Directions
Exactly as written, write out the lines below from the first to the one containing "height=\h pt] (cause-\n)", inclusive. Pictures do not belong in the copy.

Data extract
-- BEGIN --
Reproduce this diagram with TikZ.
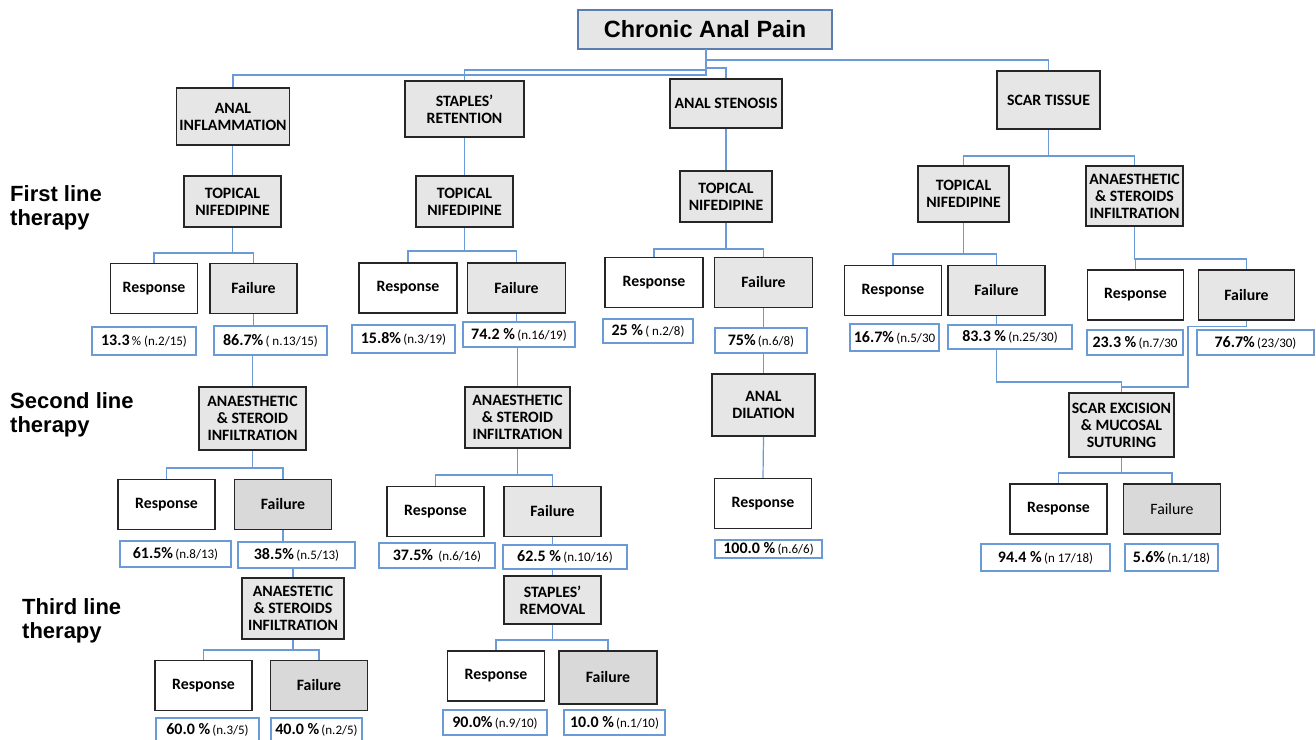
\documentclass[tikz,border=0pt]{standalone}
\usepackage{fontspec}
\setmainfont{Carlito}
\newfontfamily\headfont{Liberation Sans}
\usetikzlibrary{positioning}

\definecolor{boxFill}{HTML}{E7E6E6}
\definecolor{failFill}{HTML}{D9D9D9}
\definecolor{boxLine}{HTML}{262626}
\definecolor{linkBlue}{HTML}{6A9BD6}
\definecolor{rootLine}{HTML}{5B7DB0}

\newcommand\boxfont{\fontsize{15.8}{17}\selectfont\bfseries}
\newcommand\pctText[2]{{\fontsize{16}{17}\selectfont\bfseries #1} {\fontsize{13}{14}\selectfont #2}}

\tikzset{
  catNode/.style={draw=boxLine, line width=1.5pt, fill=boxFill, inner sep=0pt, align=center, font=\boxfont},
  respNode/.style={catNode, fill=white, minimum height=50pt},
  failNode/.style={catNode, minimum height=50pt},
  failDark/.style={failNode, fill=failFill},
  pctNode/.style={draw=linkBlue, line width=1.2pt, fill=white, inner sep=0pt},
  stageLabel/.style={anchor=west, align=left, inner sep=0pt, font=\headfont\bfseries\fontsize{22}{24}\selectfont},
  link/.style={draw=linkBlue, line width=1.2pt}
}

\begin{document}
\begin{tikzpicture}[x=1pt, y=-1pt]
\useasboundingbox (0,0) rectangle (1316,739);

\node [catNode, draw=rootLine, minimum width=254pt, minimum height=39pt,
  font=\headfont\bfseries\fontsize{23.5}{26}\selectfont] (root) at (705,29.5) {Chronic Anal Pain};
\coordinate (rootDrop) at (706,49);

% causes
\foreach \n/\x/\y/\w/\h/\t in {1/233/116.5/113/57/{ANAL\\INFLAMMATION}, 2/464.5/109/119/56/{STAPLES’\\RETENTION},
    3/726/103.5/112/49/{ANAL STENOSIS}, 4/1048.5/100/103/58/{SCAR TISSUE}}
  \node [catNode, minimum width=\w pt, minimum height=\h pt] (cause-\n) at (\x,\y) {\t};

% first line therapy
\foreach \n/\x/\y/\w/\h/\t in {1/232.5/201.5/97/51/{TOPICAL\\NIFEDIPINE}, 2/464.5/201.5/97/51/{TOPICAL\\NIFEDIPINE},
    3/726/196.5/92/51/{TOPICAL\\NIFEDIPINE}, 4/963.5/194/91/56/{TOPICAL\\NIFEDIPINE},
    5/1134.5/196/97/60/{ANAESTHETIC\\\& STEROIDS\\INFILTRATION}}
  \node [catNode, minimum width=\w pt, minimum height=\h pt] (line1-\n) at (\x,\y) {\t};

\foreach \n/\rx/\fx/\y/\w in {1/154/253.5/288.5/87, 2/408/516.5/288/98, 3/654/763.5/282.5/98,
    4/893/996.5/290.5/97, 5/1135.5/1246.5/295/96} {
  \node [respNode, minimum width=\w pt] (resp1-\n) at (\rx,\y) {Response};
  \node [failNode, minimum width=\w pt] (fail1-\n) at (\fx,\y) {Failure};
}

% second line therapy
\foreach \n/\x/\y/\w/\h/\t in {1/252.5/418.5/107/63/{ANAESTHETIC\\\& STEROID\\INFILTRATION},
    2/517.5/417.5/105/61/{ANAESTHETIC\\\& STEROID\\INFILTRATION}, 3/763.5/405/103/62/{ANAL\\DILATION},
    4/1121.5/425/105/64/{SCAR EXCISION\\\& MUCOSAL\\SUTURING}}
  \node [catNode, minimum width=\w pt, minimum height=\h pt] (line2-\n) at (\x,\y) {\t};

\node [respNode, minimum width=97pt] (resp2-1) at (166.5,504.5) {Response};
\node [failDark, minimum width=97pt] (fail2-1) at (283,504.5) {Failure};
\node [respNode, minimum width=97pt] (resp2-2) at (435.5,511.5) {Response};
\node [failNode, minimum width=97pt] (fail2-2) at (552.5,511.5) {Failure};
\node [respNode, minimum width=97pt] (resp2-3) at (763,503.5) {Response};
\node [respNode, minimum width=97pt] (resp2-4) at (1058.5,509) {Response};
\node [failDark, minimum width=97pt, font=\boxfont\mdseries] (fail2-4) at (1172,509) {Failure};

% third line therapy
\node [catNode, minimum width=102pt, minimum height=61pt] (line3-1) at (293,608.5) {ANAESTETIC\\\& STEROIDS\\INFILTRATION};
\node [catNode, minimum width=97pt, minimum height=48pt] (line3-2) at (552.5,600) {STAPLES’\\REMOVAL};

\node [respNode, minimum width=97pt] (resp3-1) at (203.5,685.5) {Response};
\node [failDark, minimum width=97pt] (fail3-1) at (319,685.5) {Failure};
\node [respNode, minimum width=97pt] (resp3-2) at (496,676) {Response};
\node [failDark, minimum width=98pt, minimum height=53pt] (fail3-2) at (608,677.5) {Failure};

% percentages
\foreach \n/\x/\y/\w/\h/\t in {
    R1-1/144/341/104/28/{\pctText{13.3}{\% (n.2/15)}}, F1-1/270.5/340.5/113/29/{\pctText{86.7\%}{( n.13/15)}},
    R1-2/403.5/339/103/28/{\pctText{15.8\%}{(n.3/19)}}, F1-2/519/334.5/112/25/{\pctText{74.2 \%}{(n.16/19)}},
    R1-3/648/331/90/24/{\pctText{25 \%}{( n.2/8)}}, F1-3/761/340.5/92/25/{\pctText{75\%}{(n.6/8)}},
    R1-4/894.5/337.5/89/27/{\pctText{16.7\%}{(n.5/30}}, F1-4/1010/337/124/24/{\pctText{83.3 \%}{(n.25/30)}},
    R1-5/1135/342.5/96/25/{\pctText{23.3 \%}{(n.7/30}}, F1-5/1255.5/342.5/117/25/{\pctText{76.7\%}{(23/30)}},
    R2-1/175.5/554/111/26/{\pctText{61.5\%}{(n.8/13)}}, F2-1/296.5/555/117/26/{\pctText{38.5\%}{(n.5/13)}},
    R2-2/437/555.5/116/25/{\pctText{37.5\%}{~(n.6/16)}}, F2-2/565/557/124/24/{\pctText{62.5 \%}{(n.10/16)}},
    R2-3/768.5/549/107/18/{\pctText{100.0 \%}{(n.6/6)}},
    R2-4/1045.5/557.5/129/27/{\pctText{94.4 \%}{(n 17/18)}}, F2-4/1171.5/557.5/93/27/{\pctText{5.6\%}{(n.1/18)}},
    R3-1/207.5/730/103/24/{\pctText{60.0 \%}{(n.3/5)}}, F3-1/316.5/730/91/24/{\pctText{40.0 \%}{(n.2/5)}},
    R3-2/495/722.5/104/25/{\pctText{90.0\%}{(n.9/10)}}, F3-2/614.5/722.5/101/25/{\pctText{10.0 \%}{(n.1/10)}}}
  \node [pctNode, minimum width=\w pt, minimum height=\h pt] (p\n) at (\x,\y) {\t};

% therapy stages
\foreach \n/\x/\y/\t in {1/10/208/{First line\\therapy}, 2/10/415/{Second line\\therapy}, 3/22/621/{Third line\\therapy}}
  \node [stageLabel] (stage-\n) at (\x,\y) {\t};

% connectors
\foreach \c/\b in {1/75, 2/70, 3/68, 4/60}
  \draw [link] (rootDrop) |- (cause-\c.north |- 0,\b) -- (cause-\c.north);

\foreach \i in {1,2,3}
  \draw [link] (line1-\i.north |- cause-\i.south) -- (line1-\i.north);

\foreach \c in {4,5}
  \draw [link] (cause-4.south) |- (line1-\c.north |- 0,156) -- (line1-\c.north);

\foreach \i/\b in {1/253, 2/251, 3/249, 4/254, 5/259}
  \foreach \kind in {resp, fail}
    \draw [link] (line1-\i.south) |- (\kind1-\i.north |- 0,\b) -- (\kind1-\i.north);

\foreach \i in {1,...,4}
  \draw [link] (fail1-\i.south) -- (fail1-\i.south |- pF1-\i.north);

\foreach \i in {1,2,3}
  \draw [link] (pF1-\i.south -| line2-\i.north) -- (line2-\i.north);

\coordinate (scarJoin) at (1188,387);
\draw [link] (pF1-4.south -| fail1-4.south) |- (line2-4.north |- 0,382) -- (line2-4.north);
\draw [link] (fail1-5.south) -- ++(0,6) -| (scarJoin) -| (line2-4.north);

\foreach \p/\c/\b in {line2-1/resp2-1/468, line2-1/fail2-1/468, line2-2/resp2-2/475, line2-2/fail2-2/475,
    line2-4/resp2-4/473, line2-4/fail2-4/473, line3-1/resp3-1/650, line3-1/fail3-1/650,
    line3-2/resp3-2/640, line3-2/fail3-2/640}
  \draw [link] (\p.south) |- (\c.north |- 0,\b) -- (\c.north);

\draw [link] (line2-3.south) -- (resp2-3.north);

\foreach \i in {1,2} {
  \draw [link] (fail2-\i.south) -- (fail2-\i.south |- pF2-\i.north);
  \draw [link] (pF2-\i.south -| line3-\i.north) -- (line3-\i.north);
}

\end{tikzpicture}
\end{document}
-- END --
Complete response
Reproduce this diagram with TikZ.
\documentclass[tikz,border=0pt]{standalone}
\usepackage{fontspec}
\setmainfont{Carlito}
\newfontfamily\headfont{Liberation Sans}
\usetikzlibrary{positioning}

\definecolor{boxFill}{HTML}{E7E6E6}
\definecolor{failFill}{HTML}{D9D9D9}
\definecolor{boxLine}{HTML}{262626}
\definecolor{linkBlue}{HTML}{6A9BD6}
\definecolor{rootLine}{HTML}{5B7DB0}

\newcommand\boxfont{\fontsize{15.8}{17}\selectfont\bfseries}
\newcommand\pctText[2]{{\fontsize{16}{17}\selectfont\bfseries #1} {\fontsize{13}{14}\selectfont #2}}

\tikzset{
  catNode/.style={draw=boxLine, line width=1.5pt, fill=boxFill, inner sep=0pt, align=center, font=\boxfont},
  respNode/.style={catNode, fill=white, minimum height=50pt},
  failNode/.style={catNode, minimum height=50pt},
  failDark/.style={failNode, fill=failFill},
  pctNode/.style={draw=linkBlue, line width=1.2pt, fill=white, inner sep=0pt},
  stageLabel/.style={anchor=west, align=left, inner sep=0pt, font=\headfont\bfseries\fontsize{22}{24}\selectfont},
  link/.style={draw=linkBlue, line width=1.2pt}
}

\begin{document}
\begin{tikzpicture}[x=1pt, y=-1pt]
\useasboundingbox (0,0) rectangle (1316,739);

\node [catNode, draw=rootLine, minimum width=254pt, minimum height=39pt,
  font=\headfont\bfseries\fontsize{23.5}{26}\selectfont] (root) at (705,29.5) {Chronic Anal Pain};
\coordinate (rootDrop) at (706,49);

% causes
\foreach \n/\x/\y/\w/\h/\t in {1/233/116.5/113/57/{ANAL\\INFLAMMATION}, 2/464.5/109/119/56/{STAPLES’\\RETENTION},
    3/726/103.5/112/49/{ANAL STENOSIS}, 4/1048.5/100/103/58/{SCAR TISSUE}}
  \node [catNode, minimum width=\w pt, minimum height=\h pt] (cause-\n) at (\x,\y) {\t};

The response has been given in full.